* **Request**
In the material below, find every line with "file" and pull it out.

* **Data shown**
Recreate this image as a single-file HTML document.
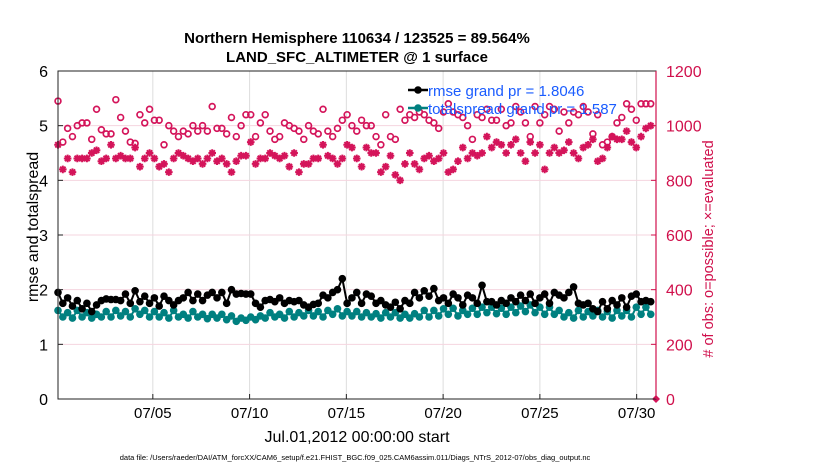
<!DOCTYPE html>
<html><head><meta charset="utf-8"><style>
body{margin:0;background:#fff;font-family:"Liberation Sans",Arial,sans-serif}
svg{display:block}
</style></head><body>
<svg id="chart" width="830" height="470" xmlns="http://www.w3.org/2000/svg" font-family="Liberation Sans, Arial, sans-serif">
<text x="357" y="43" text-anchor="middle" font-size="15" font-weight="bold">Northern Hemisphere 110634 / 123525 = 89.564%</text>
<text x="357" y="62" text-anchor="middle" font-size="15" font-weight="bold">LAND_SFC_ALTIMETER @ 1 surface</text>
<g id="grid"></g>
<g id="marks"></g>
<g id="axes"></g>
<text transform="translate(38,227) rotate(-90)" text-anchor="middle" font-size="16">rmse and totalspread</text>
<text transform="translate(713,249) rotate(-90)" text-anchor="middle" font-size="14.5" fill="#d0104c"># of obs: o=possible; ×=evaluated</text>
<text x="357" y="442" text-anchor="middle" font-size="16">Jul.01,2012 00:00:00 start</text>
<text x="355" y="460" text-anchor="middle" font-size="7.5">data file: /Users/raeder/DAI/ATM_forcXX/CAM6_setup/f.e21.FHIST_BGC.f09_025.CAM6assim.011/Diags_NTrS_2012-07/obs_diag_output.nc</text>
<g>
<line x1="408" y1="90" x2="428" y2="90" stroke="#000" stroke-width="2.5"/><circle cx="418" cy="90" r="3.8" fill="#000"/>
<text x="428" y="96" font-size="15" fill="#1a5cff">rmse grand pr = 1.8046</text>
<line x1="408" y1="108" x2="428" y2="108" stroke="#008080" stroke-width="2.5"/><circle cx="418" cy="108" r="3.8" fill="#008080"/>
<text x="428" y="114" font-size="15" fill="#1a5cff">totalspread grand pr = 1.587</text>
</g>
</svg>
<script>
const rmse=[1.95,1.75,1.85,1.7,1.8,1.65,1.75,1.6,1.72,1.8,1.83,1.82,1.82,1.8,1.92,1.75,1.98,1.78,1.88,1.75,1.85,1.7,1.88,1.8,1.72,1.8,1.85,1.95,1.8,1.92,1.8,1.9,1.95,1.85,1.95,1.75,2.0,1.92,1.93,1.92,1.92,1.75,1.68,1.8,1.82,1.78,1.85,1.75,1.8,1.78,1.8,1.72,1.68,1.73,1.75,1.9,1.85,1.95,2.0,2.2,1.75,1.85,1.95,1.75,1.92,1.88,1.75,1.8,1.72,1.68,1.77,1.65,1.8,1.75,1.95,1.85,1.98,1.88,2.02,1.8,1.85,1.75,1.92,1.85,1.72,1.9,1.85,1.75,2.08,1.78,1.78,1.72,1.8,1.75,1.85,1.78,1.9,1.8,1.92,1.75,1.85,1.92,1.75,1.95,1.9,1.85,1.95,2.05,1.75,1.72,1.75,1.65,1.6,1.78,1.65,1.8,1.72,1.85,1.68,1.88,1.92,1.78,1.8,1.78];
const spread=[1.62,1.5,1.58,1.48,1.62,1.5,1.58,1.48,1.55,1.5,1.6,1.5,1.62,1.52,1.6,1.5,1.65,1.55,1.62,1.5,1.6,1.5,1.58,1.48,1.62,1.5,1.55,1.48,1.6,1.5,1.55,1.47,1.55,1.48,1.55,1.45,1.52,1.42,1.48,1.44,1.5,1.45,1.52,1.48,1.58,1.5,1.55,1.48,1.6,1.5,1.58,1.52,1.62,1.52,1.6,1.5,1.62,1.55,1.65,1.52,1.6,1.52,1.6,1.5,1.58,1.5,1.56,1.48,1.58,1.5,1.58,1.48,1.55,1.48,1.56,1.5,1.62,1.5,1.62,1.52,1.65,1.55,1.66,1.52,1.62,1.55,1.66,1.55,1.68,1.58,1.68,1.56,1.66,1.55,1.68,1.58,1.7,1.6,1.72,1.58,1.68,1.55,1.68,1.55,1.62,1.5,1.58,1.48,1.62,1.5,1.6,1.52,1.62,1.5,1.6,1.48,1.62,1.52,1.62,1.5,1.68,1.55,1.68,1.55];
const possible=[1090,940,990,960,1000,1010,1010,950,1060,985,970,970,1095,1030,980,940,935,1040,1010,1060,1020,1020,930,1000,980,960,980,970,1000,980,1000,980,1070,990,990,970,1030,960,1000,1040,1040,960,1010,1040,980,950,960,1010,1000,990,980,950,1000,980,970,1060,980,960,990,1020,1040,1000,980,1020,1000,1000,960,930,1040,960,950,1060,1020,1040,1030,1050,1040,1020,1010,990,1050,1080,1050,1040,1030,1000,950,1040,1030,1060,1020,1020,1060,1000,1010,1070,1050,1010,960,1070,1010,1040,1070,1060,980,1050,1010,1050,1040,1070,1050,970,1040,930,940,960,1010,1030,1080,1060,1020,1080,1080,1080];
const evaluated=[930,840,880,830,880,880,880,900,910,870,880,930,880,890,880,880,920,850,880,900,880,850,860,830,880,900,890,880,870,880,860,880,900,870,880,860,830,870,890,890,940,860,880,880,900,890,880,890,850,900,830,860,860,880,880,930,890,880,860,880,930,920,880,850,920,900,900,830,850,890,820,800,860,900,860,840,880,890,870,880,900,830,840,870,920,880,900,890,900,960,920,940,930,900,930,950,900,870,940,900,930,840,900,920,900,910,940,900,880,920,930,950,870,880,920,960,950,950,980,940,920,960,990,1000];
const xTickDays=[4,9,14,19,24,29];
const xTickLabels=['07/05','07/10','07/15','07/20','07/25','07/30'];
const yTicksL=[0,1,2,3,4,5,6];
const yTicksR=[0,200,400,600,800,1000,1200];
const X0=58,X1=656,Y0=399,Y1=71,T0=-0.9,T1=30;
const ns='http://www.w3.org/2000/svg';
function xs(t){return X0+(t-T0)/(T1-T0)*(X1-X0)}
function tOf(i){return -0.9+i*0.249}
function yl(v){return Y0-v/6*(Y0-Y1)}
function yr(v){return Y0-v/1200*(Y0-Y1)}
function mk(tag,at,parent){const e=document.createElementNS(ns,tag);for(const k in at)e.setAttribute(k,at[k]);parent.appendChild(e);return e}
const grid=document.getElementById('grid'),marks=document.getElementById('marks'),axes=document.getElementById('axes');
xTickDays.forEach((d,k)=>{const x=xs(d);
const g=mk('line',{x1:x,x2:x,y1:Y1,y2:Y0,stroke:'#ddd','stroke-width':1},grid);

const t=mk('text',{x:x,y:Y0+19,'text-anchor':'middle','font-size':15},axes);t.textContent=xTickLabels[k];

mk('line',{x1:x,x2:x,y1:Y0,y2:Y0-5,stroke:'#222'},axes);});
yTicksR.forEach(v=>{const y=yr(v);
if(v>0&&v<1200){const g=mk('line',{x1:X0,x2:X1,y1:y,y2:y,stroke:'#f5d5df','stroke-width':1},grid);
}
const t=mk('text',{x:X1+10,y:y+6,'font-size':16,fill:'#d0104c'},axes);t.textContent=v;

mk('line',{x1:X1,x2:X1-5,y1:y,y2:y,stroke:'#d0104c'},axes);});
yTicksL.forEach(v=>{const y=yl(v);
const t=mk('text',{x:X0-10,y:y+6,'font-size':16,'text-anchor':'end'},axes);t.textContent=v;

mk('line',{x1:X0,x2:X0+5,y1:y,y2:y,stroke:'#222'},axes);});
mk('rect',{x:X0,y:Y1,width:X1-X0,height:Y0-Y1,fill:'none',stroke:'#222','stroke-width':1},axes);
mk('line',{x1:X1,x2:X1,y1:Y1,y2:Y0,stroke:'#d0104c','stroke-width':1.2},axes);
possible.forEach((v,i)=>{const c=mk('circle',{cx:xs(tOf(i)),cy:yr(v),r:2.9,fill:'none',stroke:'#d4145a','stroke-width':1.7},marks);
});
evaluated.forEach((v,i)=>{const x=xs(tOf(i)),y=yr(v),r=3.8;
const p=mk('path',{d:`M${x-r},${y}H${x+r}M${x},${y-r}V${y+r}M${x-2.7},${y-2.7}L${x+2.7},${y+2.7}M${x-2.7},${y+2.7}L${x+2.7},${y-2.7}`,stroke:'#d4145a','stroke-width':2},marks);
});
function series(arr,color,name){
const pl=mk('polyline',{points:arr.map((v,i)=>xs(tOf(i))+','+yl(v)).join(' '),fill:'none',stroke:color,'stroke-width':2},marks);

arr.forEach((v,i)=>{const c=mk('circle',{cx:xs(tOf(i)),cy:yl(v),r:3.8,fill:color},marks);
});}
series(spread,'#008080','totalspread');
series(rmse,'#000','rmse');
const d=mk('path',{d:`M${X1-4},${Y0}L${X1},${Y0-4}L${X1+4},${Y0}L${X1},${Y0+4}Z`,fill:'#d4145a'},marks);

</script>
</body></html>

* **Worked answer**
Recreate this image as a single-file HTML document.
<text x="355" y="460" text-anchor="middle" font-size="7.5">data file: /Users/raeder/DAI/ATM_forcXX/CAM6_setup/f.e21.FHIST_BGC.f09_025.CAM6assim.011/Diags_NTrS_2012-07/obs_diag_output.nc</text>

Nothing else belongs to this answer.